> **INFORMATION SHOWN**
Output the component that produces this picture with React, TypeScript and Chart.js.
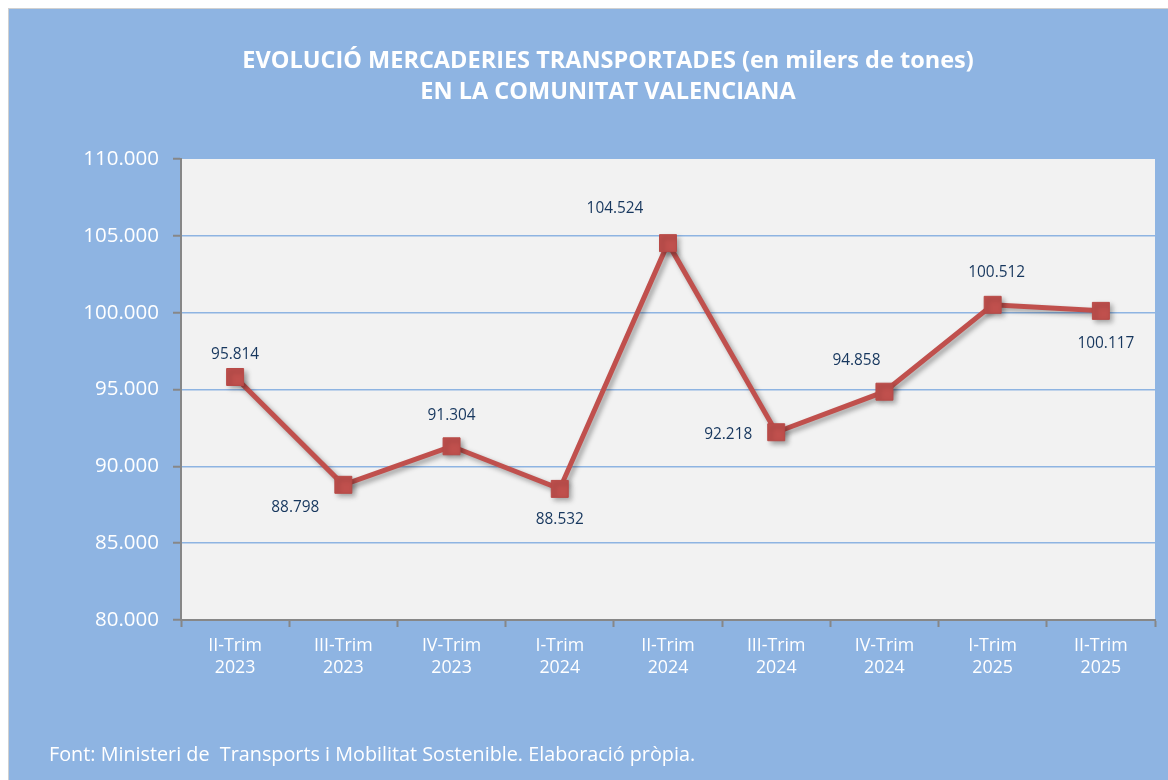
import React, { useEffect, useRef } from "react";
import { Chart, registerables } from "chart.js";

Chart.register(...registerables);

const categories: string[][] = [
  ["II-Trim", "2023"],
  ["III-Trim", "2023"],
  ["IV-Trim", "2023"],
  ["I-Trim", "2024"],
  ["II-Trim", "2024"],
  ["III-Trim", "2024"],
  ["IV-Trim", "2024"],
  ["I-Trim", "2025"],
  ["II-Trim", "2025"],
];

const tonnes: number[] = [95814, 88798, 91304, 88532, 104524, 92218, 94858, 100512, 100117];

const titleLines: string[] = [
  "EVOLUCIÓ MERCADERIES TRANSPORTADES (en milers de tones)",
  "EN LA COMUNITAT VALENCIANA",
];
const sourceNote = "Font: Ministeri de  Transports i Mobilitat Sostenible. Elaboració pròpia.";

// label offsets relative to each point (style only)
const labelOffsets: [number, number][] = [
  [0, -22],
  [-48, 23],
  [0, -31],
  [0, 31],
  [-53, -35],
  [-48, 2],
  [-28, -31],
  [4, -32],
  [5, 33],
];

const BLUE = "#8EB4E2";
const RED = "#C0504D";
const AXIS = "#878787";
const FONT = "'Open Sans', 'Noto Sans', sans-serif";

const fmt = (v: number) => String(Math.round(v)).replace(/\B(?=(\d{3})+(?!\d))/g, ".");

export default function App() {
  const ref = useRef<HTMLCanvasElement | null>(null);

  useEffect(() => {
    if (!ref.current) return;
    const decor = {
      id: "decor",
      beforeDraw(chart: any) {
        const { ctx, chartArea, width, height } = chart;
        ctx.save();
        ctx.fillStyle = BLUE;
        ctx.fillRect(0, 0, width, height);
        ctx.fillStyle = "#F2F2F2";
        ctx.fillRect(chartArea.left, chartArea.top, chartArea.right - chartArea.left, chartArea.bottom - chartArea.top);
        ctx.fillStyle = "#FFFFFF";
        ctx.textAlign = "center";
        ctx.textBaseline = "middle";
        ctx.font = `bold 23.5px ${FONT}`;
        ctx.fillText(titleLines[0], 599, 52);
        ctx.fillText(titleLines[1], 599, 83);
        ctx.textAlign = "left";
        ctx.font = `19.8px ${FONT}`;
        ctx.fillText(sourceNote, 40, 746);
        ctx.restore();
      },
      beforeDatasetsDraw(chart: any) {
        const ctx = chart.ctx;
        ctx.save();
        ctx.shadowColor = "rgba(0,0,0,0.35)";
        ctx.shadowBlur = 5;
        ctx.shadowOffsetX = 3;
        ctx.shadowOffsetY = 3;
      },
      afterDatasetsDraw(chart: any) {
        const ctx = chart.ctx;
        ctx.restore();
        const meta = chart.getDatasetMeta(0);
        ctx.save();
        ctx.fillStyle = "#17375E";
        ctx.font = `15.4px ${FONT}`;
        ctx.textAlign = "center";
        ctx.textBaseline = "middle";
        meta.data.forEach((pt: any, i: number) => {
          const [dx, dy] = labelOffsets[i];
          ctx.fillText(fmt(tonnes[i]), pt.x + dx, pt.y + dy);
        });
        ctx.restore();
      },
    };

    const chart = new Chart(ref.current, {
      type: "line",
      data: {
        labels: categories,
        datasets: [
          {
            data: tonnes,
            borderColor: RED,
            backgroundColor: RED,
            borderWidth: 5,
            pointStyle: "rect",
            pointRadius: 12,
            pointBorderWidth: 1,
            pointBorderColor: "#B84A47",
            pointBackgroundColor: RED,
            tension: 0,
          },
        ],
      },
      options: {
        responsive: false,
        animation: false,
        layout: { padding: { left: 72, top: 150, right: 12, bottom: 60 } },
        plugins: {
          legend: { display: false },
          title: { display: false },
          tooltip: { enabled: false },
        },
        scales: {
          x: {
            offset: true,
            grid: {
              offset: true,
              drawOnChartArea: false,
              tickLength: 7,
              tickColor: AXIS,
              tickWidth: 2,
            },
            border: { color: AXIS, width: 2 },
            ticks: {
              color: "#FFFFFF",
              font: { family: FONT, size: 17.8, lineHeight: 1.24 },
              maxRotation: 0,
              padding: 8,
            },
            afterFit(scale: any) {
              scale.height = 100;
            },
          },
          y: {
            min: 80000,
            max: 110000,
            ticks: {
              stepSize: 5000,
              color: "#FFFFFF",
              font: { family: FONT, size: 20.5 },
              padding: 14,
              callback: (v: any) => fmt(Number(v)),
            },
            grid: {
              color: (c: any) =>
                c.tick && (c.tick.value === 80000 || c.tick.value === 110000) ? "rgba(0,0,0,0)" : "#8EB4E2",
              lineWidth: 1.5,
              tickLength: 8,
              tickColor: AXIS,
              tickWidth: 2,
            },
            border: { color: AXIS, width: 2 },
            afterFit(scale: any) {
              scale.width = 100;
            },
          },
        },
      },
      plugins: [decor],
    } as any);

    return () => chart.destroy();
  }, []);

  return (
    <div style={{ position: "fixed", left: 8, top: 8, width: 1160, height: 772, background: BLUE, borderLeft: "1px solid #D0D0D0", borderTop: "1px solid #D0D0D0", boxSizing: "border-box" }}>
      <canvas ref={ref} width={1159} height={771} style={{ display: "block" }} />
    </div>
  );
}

> **TASK PROMPT**
Write out exactly the lines between the start of the data and the line with "Chart.register(...registerables);", including both, but none of the pictures.

> **RESULT**
Output the component that produces this picture with React, TypeScript and Chart.js.
import React, { useEffect, useRef } from "react";
import { Chart, registerables } from "chart.js";

Chart.register(...registerables);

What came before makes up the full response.